* _Do this_
Reproduce every line of the material below, but drop the pictures.

§

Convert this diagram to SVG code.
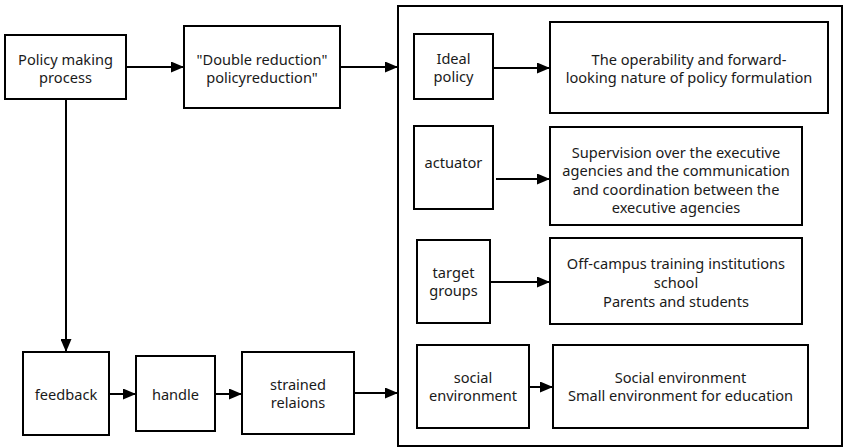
<svg xmlns="http://www.w3.org/2000/svg" width="844" height="447" viewBox="0 0 844 447">
<style>
.box{fill:#fff;stroke:#000;stroke-width:2}
.t{font-family:"Noto Sans","Open Sans","Liberation Sans",sans-serif;font-size:14.6px;fill:#1a1a1a;text-anchor:middle}
.c{stroke:#000;stroke-width:2;fill:none;marker-end:url(#ah)}
</style>
<defs>
<marker id="ah" markerUnits="userSpaceOnUse" markerWidth="13" markerHeight="11" refX="13" refY="5.5" orient="auto">
<path d="M0,0 L13,5.5 L0,11 z" fill="#000"/>
</marker>
</defs>
<rect width="844" height="447" fill="#fff"/>
<g id="container"><rect class="box" x="398" y="6" width="444" height="440"/></g>
<g id="policy-making"><rect class="box" x="5" y="35" width="121" height="64"/><text class="t" x="65.5" y="65">Policy making</text><text class="t" x="65.5" y="83">process</text></g>
<g id="double-reduction"><rect class="box" x="184" y="26" width="156" height="82"/><text class="t" x="262" y="65">"Double reduction"</text><text class="t" x="262" y="83">policyreduction"</text></g>
<g id="ideal-policy"><rect class="box" x="414" y="34" width="79" height="65"/><text class="t" x="453.5" y="64">Ideal</text><text class="t" x="453.5" y="82">policy</text></g>
<g id="operability"><rect class="box" x="550" y="22" width="278" height="91"/><text class="t" x="689" y="65">The operability and forward-</text><text class="t" x="689" y="83">looking nature of policy formulation</text></g>
<g id="actuator"><rect class="box" x="414" y="126" width="79" height="83"/><text class="t" x="453.5" y="168">actuator</text></g>
<g id="supervision"><rect class="box" x="550" y="127" width="252" height="98"/><text class="t" x="676" y="158">Supervision over the executive</text><text class="t" x="676" y="176">agencies and the communication</text><text class="t" x="676" y="194.5">and coordination between the</text><text class="t" x="676" y="213">executive agencies</text></g>
<g id="target-groups"><rect class="box" x="417" y="240" width="73" height="83"/><text class="t" x="453.5" y="278">target</text><text class="t" x="453.5" y="296">groups</text></g>
<g id="off-campus"><rect class="box" x="550" y="238" width="252" height="86"/><text class="t" x="676" y="269">Off-campus training institutions</text><text class="t" x="676" y="288">school</text><text class="t" x="676" y="307">Parents and students</text></g>
<g id="feedback"><rect class="box" x="23" y="352" width="86" height="83"/><text class="t" x="66" y="400">feedback</text></g>
<g id="handle"><rect class="box" x="136" y="356" width="79" height="75"/><text class="t" x="175.5" y="400">handle</text></g>
<g id="strained"><rect class="box" x="242" y="352" width="112" height="82"/><text class="t" x="298" y="390">strained</text><text class="t" x="298" y="408">relaions</text></g>
<g id="social"><rect class="box" x="417" y="345" width="112" height="83"/><text class="t" x="473" y="383">social</text><text class="t" x="473" y="401">environment</text></g>
<g id="social-env"><rect class="box" x="553" y="345" width="255" height="83"/><text class="t" x="680.5" y="383">Social environment</text><text class="t" x="680.5" y="401">Small environment for education</text></g>
<g id="connectors">
<line class="c" x1="126" y1="67" x2="184" y2="67"/>
<line class="c" x1="340" y1="67" x2="398" y2="67"/>
<line class="c" x1="493" y1="68" x2="550" y2="68"/>
<line class="c" x1="496" y1="179" x2="550" y2="179"/>
<line class="c" x1="491" y1="282" x2="550" y2="282"/>
<line class="c" x1="529" y1="387" x2="553" y2="387"/>
<line class="c" x1="66" y1="99" x2="66" y2="352"/>
<line class="c" x1="109" y1="394" x2="136" y2="394"/>
<line class="c" x1="215" y1="394" x2="242" y2="394"/>
<line class="c" x1="354" y1="393" x2="398" y2="393"/>
</g>
</svg>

§

* _Expected answer_
Convert this diagram to SVG code.
<svg xmlns="http://www.w3.org/2000/svg" width="844" height="447" viewBox="0 0 844 447">
<style>
.box{fill:#fff;stroke:#000;stroke-width:2}
.t{font-family:"Noto Sans","Open Sans","Liberation Sans",sans-serif;font-size:14.6px;fill:#1a1a1a;text-anchor:middle}
.c{stroke:#000;stroke-width:2;fill:none;marker-end:url(#ah)}
</style>
<defs>
<marker id="ah" markerUnits="userSpaceOnUse" markerWidth="13" markerHeight="11" refX="13" refY="5.5" orient="auto">
<path d="M0,0 L13,5.5 L0,11 z" fill="#000"/>
</marker>
</defs>
<rect width="844" height="447" fill="#fff"/>
<g id="container"><rect class="box" x="398" y="6" width="444" height="440"/></g>
<g id="policy-making"><rect class="box" x="5" y="35" width="121" height="64"/><text class="t" x="65.5" y="65">Policy making</text><text class="t" x="65.5" y="83">process</text></g>
<g id="double-reduction"><rect class="box" x="184" y="26" width="156" height="82"/><text class="t" x="262" y="65">"Double reduction"</text><text class="t" x="262" y="83">policyreduction"</text></g>
<g id="ideal-policy"><rect class="box" x="414" y="34" width="79" height="65"/><text class="t" x="453.5" y="64">Ideal</text><text class="t" x="453.5" y="82">policy</text></g>
<g id="operability"><rect class="box" x="550" y="22" width="278" height="91"/><text class="t" x="689" y="65">The operability and forward-</text><text class="t" x="689" y="83">looking nature of policy formulation</text></g>
<g id="actuator"><rect class="box" x="414" y="126" width="79" height="83"/><text class="t" x="453.5" y="168">actuator</text></g>
<g id="supervision"><rect class="box" x="550" y="127" width="252" height="98"/><text class="t" x="676" y="158">Supervision over the executive</text><text class="t" x="676" y="176">agencies and the communication</text><text class="t" x="676" y="194.5">and coordination between the</text><text class="t" x="676" y="213">executive agencies</text></g>
<g id="target-groups"><rect class="box" x="417" y="240" width="73" height="83"/><text class="t" x="453.5" y="278">target</text><text class="t" x="453.5" y="296">groups</text></g>
<g id="off-campus"><rect class="box" x="550" y="238" width="252" height="86"/><text class="t" x="676" y="269">Off-campus training institutions</text><text class="t" x="676" y="288">school</text><text class="t" x="676" y="307">Parents and students</text></g>
<g id="feedback"><rect class="box" x="23" y="352" width="86" height="83"/><text class="t" x="66" y="400">feedback</text></g>
<g id="handle"><rect class="box" x="136" y="356" width="79" height="75"/><text class="t" x="175.5" y="400">handle</text></g>
<g id="strained"><rect class="box" x="242" y="352" width="112" height="82"/><text class="t" x="298" y="390">strained</text><text class="t" x="298" y="408">relaions</text></g>
<g id="social"><rect class="box" x="417" y="345" width="112" height="83"/><text class="t" x="473" y="383">social</text><text class="t" x="473" y="401">environment</text></g>
<g id="social-env"><rect class="box" x="553" y="345" width="255" height="83"/><text class="t" x="680.5" y="383">Social environment</text><text class="t" x="680.5" y="401">Small environment for education</text></g>
<g id="connectors">
<line class="c" x1="126" y1="67" x2="184" y2="67"/>
<line class="c" x1="340" y1="67" x2="398" y2="67"/>
<line class="c" x1="493" y1="68" x2="550" y2="68"/>
<line class="c" x1="496" y1="179" x2="550" y2="179"/>
<line class="c" x1="491" y1="282" x2="550" y2="282"/>
<line class="c" x1="529" y1="387" x2="553" y2="387"/>
<line class="c" x1="66" y1="99" x2="66" y2="352"/>
<line class="c" x1="109" y1="394" x2="136" y2="394"/>
<line class="c" x1="215" y1="394" x2="242" y2="394"/>
<line class="c" x1="354" y1="393" x2="398" y2="393"/>
</g>
</svg>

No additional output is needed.